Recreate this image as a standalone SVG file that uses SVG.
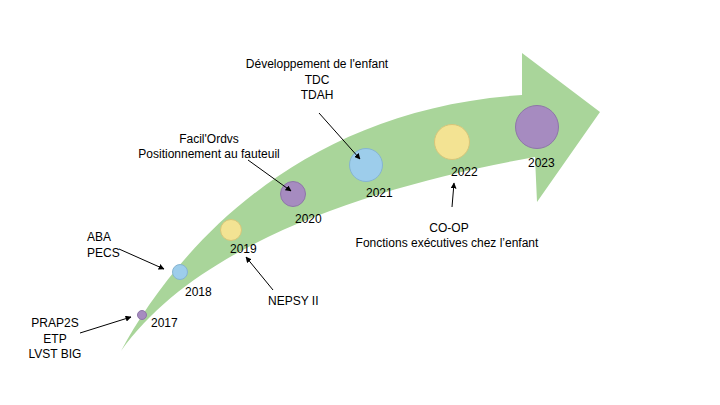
<svg xmlns="http://www.w3.org/2000/svg" width="720" height="405" viewBox="0 0 720 405">
<style>
text{font-family:"Liberation Sans",Arial,sans-serif;font-size:12px;fill:#000}
.c{text-anchor:middle}
.conn{stroke:#000;stroke-width:1;fill:none;marker-end:url(#ah)}
.pu{fill:#A68BC0;stroke:#8E76A8;stroke-width:1}
.bl{fill:#9DCDEB;stroke:#86B4D0;stroke-width:1}
.ye{fill:#F3E393;stroke:#D6C67A;stroke-width:1}
</style>
<defs>
<marker id="ah" viewBox="0 0 10 10" refX="9" refY="5" markerWidth="6" markerHeight="6" orient="auto" markerUnits="userSpaceOnUse">
<path d="M0,0 L10,5 L0,10 Z" fill="#000"/>
</marker>
</defs>
<rect width="720" height="405" fill="#fff"/>
<g id="arrow">
<path d="M121,351 C170,260 290,110 522,95 L522,53 L600,112 L537,202 L535,157 C380,185 200,240 121,351 Z" fill="#A9D59A"/>
</g>
<g id="n2017"><circle class="pu" cx="142" cy="315" r="4.5"/><text x="151" y="327">2017</text></g>
<g id="n2018"><circle class="bl" cx="180" cy="272" r="7.5"/><text x="185" y="296">2018</text></g>
<g id="n2019"><circle class="ye" cx="231" cy="230" r="10.5"/><text x="230" y="253">2019</text></g>
<g id="n2020"><circle class="pu" cx="293" cy="194" r="12.5"/><text x="295" y="223">2020</text></g>
<g id="n2021"><circle class="bl" cx="366" cy="165" r="16.5"/><text x="366" y="197">2021</text></g>
<g id="n2022"><circle class="ye" cx="452" cy="142" r="17.5"/><text x="451" y="176">2022</text></g>
<g id="n2023"><circle class="pu" cx="537" cy="127" r="21.5"/><text x="528" y="167">2023</text></g>
<g id="l2017"><text class="c" x="55" y="327">PRAP2S</text><text class="c" x="55" y="343">ETP</text><text class="c" x="55" y="358">LVST BIG</text></g>
<g id="l2018"><text x="87" y="241">ABA</text><text x="87" y="257">PECS</text></g>
<g id="l2019"><text x="268" y="305">NEPSY II</text></g>
<g id="l2020"><text class="c" x="209" y="143">Facil'Ordvs</text><text class="c" x="209" y="158">Positionnement au fauteuil</text></g>
<g id="l2021"><text class="c" x="317" y="68">Développement de l'enfant</text><text class="c" x="317" y="84">TDC</text><text class="c" x="317" y="99">TDAH</text></g>
<g id="l2022"><text class="c" x="449" y="232">CO-OP</text><text class="c" x="447" y="247">Fonctions exécutives chez l’enfant</text></g>
<g id="connectors">
<line class="conn" x1="80" y1="333" x2="131" y2="317"/>
<line class="conn" x1="119" y1="249" x2="164" y2="269"/>
<line class="conn" x1="273" y1="290" x2="246" y2="257"/>
<line class="conn" x1="248" y1="160" x2="291" y2="191"/>
<line class="conn" x1="319" y1="113" x2="360" y2="159"/>
<line class="conn" x1="452" y1="207" x2="454" y2="183"/>
</g>
</svg>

Task directions: Your task is to reproduce all of the material exactly. The pictures stay out.

Written solution:
Recreate this image as a standalone SVG file that uses SVG.
<svg xmlns="http://www.w3.org/2000/svg" width="720" height="405" viewBox="0 0 720 405">
<style>
text{font-family:"Liberation Sans",Arial,sans-serif;font-size:12px;fill:#000}
.c{text-anchor:middle}
.conn{stroke:#000;stroke-width:1;fill:none;marker-end:url(#ah)}
.pu{fill:#A68BC0;stroke:#8E76A8;stroke-width:1}
.bl{fill:#9DCDEB;stroke:#86B4D0;stroke-width:1}
.ye{fill:#F3E393;stroke:#D6C67A;stroke-width:1}
</style>
<defs>
<marker id="ah" viewBox="0 0 10 10" refX="9" refY="5" markerWidth="6" markerHeight="6" orient="auto" markerUnits="userSpaceOnUse">
<path d="M0,0 L10,5 L0,10 Z" fill="#000"/>
</marker>
</defs>
<rect width="720" height="405" fill="#fff"/>
<g id="arrow">
<path d="M121,351 C170,260 290,110 522,95 L522,53 L600,112 L537,202 L535,157 C380,185 200,240 121,351 Z" fill="#A9D59A"/>
</g>
<g id="n2017"><circle class="pu" cx="142" cy="315" r="4.5"/><text x="151" y="327">2017</text></g>
<g id="n2018"><circle class="bl" cx="180" cy="272" r="7.5"/><text x="185" y="296">2018</text></g>
<g id="n2019"><circle class="ye" cx="231" cy="230" r="10.5"/><text x="230" y="253">2019</text></g>
<g id="n2020"><circle class="pu" cx="293" cy="194" r="12.5"/><text x="295" y="223">2020</text></g>
<g id="n2021"><circle class="bl" cx="366" cy="165" r="16.5"/><text x="366" y="197">2021</text></g>
<g id="n2022"><circle class="ye" cx="452" cy="142" r="17.5"/><text x="451" y="176">2022</text></g>
<g id="n2023"><circle class="pu" cx="537" cy="127" r="21.5"/><text x="528" y="167">2023</text></g>
<g id="l2017"><text class="c" x="55" y="327">PRAP2S</text><text class="c" x="55" y="343">ETP</text><text class="c" x="55" y="358">LVST BIG</text></g>
<g id="l2018"><text x="87" y="241">ABA</text><text x="87" y="257">PECS</text></g>
<g id="l2019"><text x="268" y="305">NEPSY II</text></g>
<g id="l2020"><text class="c" x="209" y="143">Facil'Ordvs</text><text class="c" x="209" y="158">Positionnement au fauteuil</text></g>
<g id="l2021"><text class="c" x="317" y="68">Développement de l'enfant</text><text class="c" x="317" y="84">TDC</text><text class="c" x="317" y="99">TDAH</text></g>
<g id="l2022"><text class="c" x="449" y="232">CO-OP</text><text class="c" x="447" y="247">Fonctions exécutives chez l’enfant</text></g>
<g id="connectors">
<line class="conn" x1="80" y1="333" x2="131" y2="317"/>
<line class="conn" x1="119" y1="249" x2="164" y2="269"/>
<line class="conn" x1="273" y1="290" x2="246" y2="257"/>
<line class="conn" x1="248" y1="160" x2="291" y2="191"/>
<line class="conn" x1="319" y1="113" x2="360" y2="159"/>
<line class="conn" x1="452" y1="207" x2="454" y2="183"/>
</g>
</svg>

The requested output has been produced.